La révision des prix s’imposait depuis près d’une dizaine d’années, quand, dans certaines villes, apparaissaient des bacs à ordures blancs, portant la mention «pain rassis», à côté de ceux destinés aux déchets plastiques et autres.
Cette scandaleuse opération de «tri» était tolérée, sinon parrainée par les services de l’environnement en collaboration avec un mouvement associatif en perte dangereuse de repères. Le pain n’est jeté dans aucune civilisation ou société dans le monde. Il est consommé, ou alors il n’est pas acheté. La crise du pain, qui se pose spécialement à Tizi Ouzou, a ceci de particulier qu’il n’y a pas de divergence ou d’opposition entre les producteurs et les consommateurs. Le prix de la baguette à 10 DA, en plus d’être intenable pour les boulangers, ne constitue qu’une prime au gaspillage, à grande échelle. Il est, du reste, largement dépassé dans les faits, puisque la majorité des citoyens opte pour un pain deux fois plus cher, sinon plus. Le produit le plus vendu et le mieux servi à longueur de journée dans les boulangeries est celui proposé à 20 ou 25 DA, sous d’autres appellations mais de même consistance. Discutable dans la forme, l’action des boulangers en grève a le mérite de vouloir dépasser cette énorme hypocrisie qui veut faire croire que le pain est toujours fortement subventionné et maintenu au prix fixé il y a un quart de siècle. Il était déjà payé cher, ou à son juste prix, depuis fort longtemps.
A présent, il n’est plus disponible, du moins à Tizi Ouzou, et cela depuis une dizaine de jours.
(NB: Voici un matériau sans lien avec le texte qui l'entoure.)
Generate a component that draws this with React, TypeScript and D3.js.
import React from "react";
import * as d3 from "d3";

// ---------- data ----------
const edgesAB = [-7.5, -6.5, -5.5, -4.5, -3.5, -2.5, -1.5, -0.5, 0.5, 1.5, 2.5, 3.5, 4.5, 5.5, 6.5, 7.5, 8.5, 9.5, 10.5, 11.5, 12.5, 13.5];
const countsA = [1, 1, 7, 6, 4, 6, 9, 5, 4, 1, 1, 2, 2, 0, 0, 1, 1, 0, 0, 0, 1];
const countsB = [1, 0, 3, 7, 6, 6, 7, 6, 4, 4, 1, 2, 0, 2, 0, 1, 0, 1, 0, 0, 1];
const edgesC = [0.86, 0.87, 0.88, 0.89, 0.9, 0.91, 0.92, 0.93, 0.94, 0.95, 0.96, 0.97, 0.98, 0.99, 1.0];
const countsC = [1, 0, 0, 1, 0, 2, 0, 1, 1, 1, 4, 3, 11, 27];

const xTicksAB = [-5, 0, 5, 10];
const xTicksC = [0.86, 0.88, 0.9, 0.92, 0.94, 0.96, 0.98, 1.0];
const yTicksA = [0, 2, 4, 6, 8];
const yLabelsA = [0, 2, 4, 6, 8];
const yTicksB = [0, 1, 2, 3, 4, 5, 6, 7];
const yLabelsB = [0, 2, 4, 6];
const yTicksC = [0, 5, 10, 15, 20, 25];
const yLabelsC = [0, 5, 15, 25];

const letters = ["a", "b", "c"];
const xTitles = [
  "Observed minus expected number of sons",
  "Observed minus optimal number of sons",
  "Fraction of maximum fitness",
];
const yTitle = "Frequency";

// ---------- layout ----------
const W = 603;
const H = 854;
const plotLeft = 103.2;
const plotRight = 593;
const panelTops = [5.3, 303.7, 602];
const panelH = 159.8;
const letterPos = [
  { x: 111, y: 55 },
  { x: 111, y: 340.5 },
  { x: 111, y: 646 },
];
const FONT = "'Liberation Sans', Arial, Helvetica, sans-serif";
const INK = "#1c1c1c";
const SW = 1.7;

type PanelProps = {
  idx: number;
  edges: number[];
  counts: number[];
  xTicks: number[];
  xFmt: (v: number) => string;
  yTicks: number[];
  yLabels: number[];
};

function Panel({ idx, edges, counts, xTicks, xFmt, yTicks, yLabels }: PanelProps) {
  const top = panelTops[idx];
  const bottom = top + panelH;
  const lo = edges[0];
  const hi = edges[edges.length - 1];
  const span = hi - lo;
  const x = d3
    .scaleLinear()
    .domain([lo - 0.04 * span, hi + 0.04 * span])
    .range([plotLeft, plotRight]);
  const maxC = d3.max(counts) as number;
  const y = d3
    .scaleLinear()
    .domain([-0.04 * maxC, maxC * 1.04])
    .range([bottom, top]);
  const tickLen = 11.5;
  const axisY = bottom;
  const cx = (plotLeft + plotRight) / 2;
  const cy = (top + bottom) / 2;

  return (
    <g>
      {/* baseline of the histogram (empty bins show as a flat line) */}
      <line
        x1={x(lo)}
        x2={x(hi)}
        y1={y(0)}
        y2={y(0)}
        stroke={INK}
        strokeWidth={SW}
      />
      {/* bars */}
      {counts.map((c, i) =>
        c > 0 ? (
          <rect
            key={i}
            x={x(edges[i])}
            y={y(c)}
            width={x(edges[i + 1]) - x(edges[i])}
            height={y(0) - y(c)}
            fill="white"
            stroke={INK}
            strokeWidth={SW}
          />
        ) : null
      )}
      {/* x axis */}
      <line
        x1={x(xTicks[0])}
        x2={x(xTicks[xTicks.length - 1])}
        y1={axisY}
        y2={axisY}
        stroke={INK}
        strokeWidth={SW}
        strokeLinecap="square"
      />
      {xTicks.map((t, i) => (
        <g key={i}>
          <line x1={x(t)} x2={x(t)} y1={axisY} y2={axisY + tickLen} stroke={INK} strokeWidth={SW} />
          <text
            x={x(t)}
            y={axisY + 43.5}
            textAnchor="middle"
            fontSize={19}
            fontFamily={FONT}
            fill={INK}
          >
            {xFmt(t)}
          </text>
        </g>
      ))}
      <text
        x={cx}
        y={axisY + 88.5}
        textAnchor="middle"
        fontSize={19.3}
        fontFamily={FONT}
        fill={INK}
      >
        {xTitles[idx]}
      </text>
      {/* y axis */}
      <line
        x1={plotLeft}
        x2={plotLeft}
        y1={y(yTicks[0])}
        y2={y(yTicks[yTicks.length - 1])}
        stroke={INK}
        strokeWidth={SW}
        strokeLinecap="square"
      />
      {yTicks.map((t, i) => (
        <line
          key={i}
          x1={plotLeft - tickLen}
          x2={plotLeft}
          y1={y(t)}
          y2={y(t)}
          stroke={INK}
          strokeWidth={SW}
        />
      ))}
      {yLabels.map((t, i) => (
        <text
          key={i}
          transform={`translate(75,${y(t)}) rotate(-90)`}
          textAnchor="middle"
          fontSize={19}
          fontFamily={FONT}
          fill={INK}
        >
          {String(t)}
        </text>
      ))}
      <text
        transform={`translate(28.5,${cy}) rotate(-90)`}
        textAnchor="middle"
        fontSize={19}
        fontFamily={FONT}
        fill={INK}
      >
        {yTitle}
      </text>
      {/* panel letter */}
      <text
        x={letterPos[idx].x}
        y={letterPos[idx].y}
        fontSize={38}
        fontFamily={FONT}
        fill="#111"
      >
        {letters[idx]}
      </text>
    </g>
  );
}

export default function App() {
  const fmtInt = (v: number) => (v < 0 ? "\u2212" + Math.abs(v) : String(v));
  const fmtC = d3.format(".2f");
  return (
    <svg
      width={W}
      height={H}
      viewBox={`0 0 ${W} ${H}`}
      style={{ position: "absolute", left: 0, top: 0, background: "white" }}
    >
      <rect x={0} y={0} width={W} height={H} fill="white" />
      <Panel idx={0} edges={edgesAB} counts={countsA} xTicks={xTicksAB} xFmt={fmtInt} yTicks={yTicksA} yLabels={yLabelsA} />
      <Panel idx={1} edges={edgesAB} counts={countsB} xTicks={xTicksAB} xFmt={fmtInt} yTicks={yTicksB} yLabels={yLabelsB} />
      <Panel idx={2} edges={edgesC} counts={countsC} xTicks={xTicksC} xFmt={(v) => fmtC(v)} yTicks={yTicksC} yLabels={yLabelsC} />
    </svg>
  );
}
Le faux populisme qui consiste à rappeler imperturbablement que les prix ne sont aucunement revus à la hausse n’a pour seule conséquence que d’enfoncer la population dans cette incroyable pénurie de pain à un moment où les tensions perdurent sur de nombreux produits de première nécessité. La seule réaction de l’administration a été, hier, d’autoriser les commerçants, toujours de Tizi Ouzou, à s’approvisionner dans les boulangeries de Bouira ou de Boumerdès, sans risquer d’être interpellés aux barrages de contrôle. A l’arrivée, le prix est majoré, puisqu’il faut compter le transport et le pain sera nécessairement «amélioré» par les gaz d’échappement et l’insalubrité des camionnettes.
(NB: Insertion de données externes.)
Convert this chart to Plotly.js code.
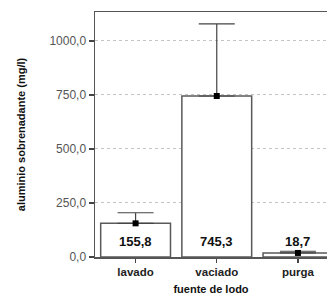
<!DOCTYPE html>
<html><head><meta charset="utf-8">
<script src="https://cdn.plot.ly/plotly-3.0.1.min.js"></script>
<style>html,body{margin:0;padding:0;background:#fff}#chart{width:327px;height:295px}</style>
</head><body><div id="chart"></div>
<script>
const categories = ["lavado", "vaciado", "purga"];
const means = [155.8, 745.3, 18.7];
const upperErrors = [49, 334, 8];
const tickValues = [0, 250, 500, 750, 1000];
const labelY = 72;

const fmt = v => v.toFixed(1).replace('.', ',');

const bars = {
  type: 'bar', x: categories, y: means, width: 0.86,
  marker: {color: '#ffffff', line: {color: '#5a5a5a', width: 1.5}},
  hoverinfo: 'skip', showlegend: false
};
const points = {
  type: 'scatter', mode: 'markers', x: categories, y: means,
  marker: {symbol: 'square', size: 6, color: '#000000'},
  error_y: {type: 'data', symmetric: false, array: upperErrors, arrayminus: means.map(() => 0),
            color: '#444444', thickness: 1.2, width: 18},
  showlegend: false
};

const annotations = categories.map((c, i) => ({
  x: c, y: labelY, xref: 'x', yref: 'y', text: fmt(means[i]), showarrow: false,
  font: {family: 'Liberation Sans, Arial', size: 13, color: '#111111', weight: 'bold'}
}));

const layout = {
  width: 327, height: 295,
  margin: {l: 95, r: 0, t: 12, b: 38},
  paper_bgcolor: '#ffffff', plot_bgcolor: '#ffffff',
  separators: ',.',
  font: {family: 'Liberation Sans, Arial', color: '#333333'},
  xaxis: {
    type: 'category', range: [-0.5, 2.358], automargin: false,
    showline: true, linecolor: '#555555', linewidth: 1.5, mirror: true,
    ticks: 'outside', ticklen: 4, tickcolor: '#444444', tickwidth: 1.2,
    tickfont: {size: 11.5, color: '#222222', weight: 'bold'},
    showgrid: false,
    title: {text: 'fuente de lodo', font: {size: 11, color: '#111111', weight: 'bold'}, standoff: 9}
  },
  yaxis: {
    range: [0, 1134], tickvals: tickValues, tickformat: '.1f', automargin: false,
    showline: true, linecolor: '#555555', linewidth: 1.5,
    ticks: 'outside', ticklen: 5, tickcolor: '#444444', tickwidth: 1.2,
    tickfont: {size: 12, color: '#555555'},
    showgrid: true, gridcolor: '#c4c4c4', griddash: 'dot', gridwidth: 1,
    zeroline: false,
    title: {text: 'aluminio sobrenadante (mg/l)', font: {size: 11, color: '#111111', weight: 'bold'}, standoff: 21}
  },
  annotations: annotations,
  bargap: 0.14
};

Plotly.newPlot('chart', [bars, points], layout, {staticPlot: true, displayModeBar: false});
</script></body></html>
Dans ce secteur comme dans beaucoup d’autres, les pouvoirs publics doivent dépasser cette posture faite d’attentisme et d’inertie qui ouvre la voie au pourrissement en lieu et place d’un règlement des conflits dans une démarche résolue et adaptée. C’est la pénurie et la rupture des produits qui sont source d’inquiétude et poussent à son paroxysme la détresse sociale. Le renchérissement observé sur les marchés depuis plusieurs semaines est passablement intégré par le commun des citoyens qui réalise progressivement que l’ère de la subvention et de l’assistanat est en train de connaître son épilogue et que le retour à l’effort et au travail se dessine à l’horizon immédiat comme une exigence vitale et inéluctable. Echaudée par de longs épisodes de contestation sociale, l’administration peut se sentir désarmée pour mener de front les discussions nécessaires pour dénouer les situations de crise comme celle induite par la grève des boulangers. Si le mouvement associatif investi dans la défense des consommateurs était suffisamment structuré et présent, il aurait pu constituer un partenaire déterminant dans les réunions consacrées à la résolution des conflits.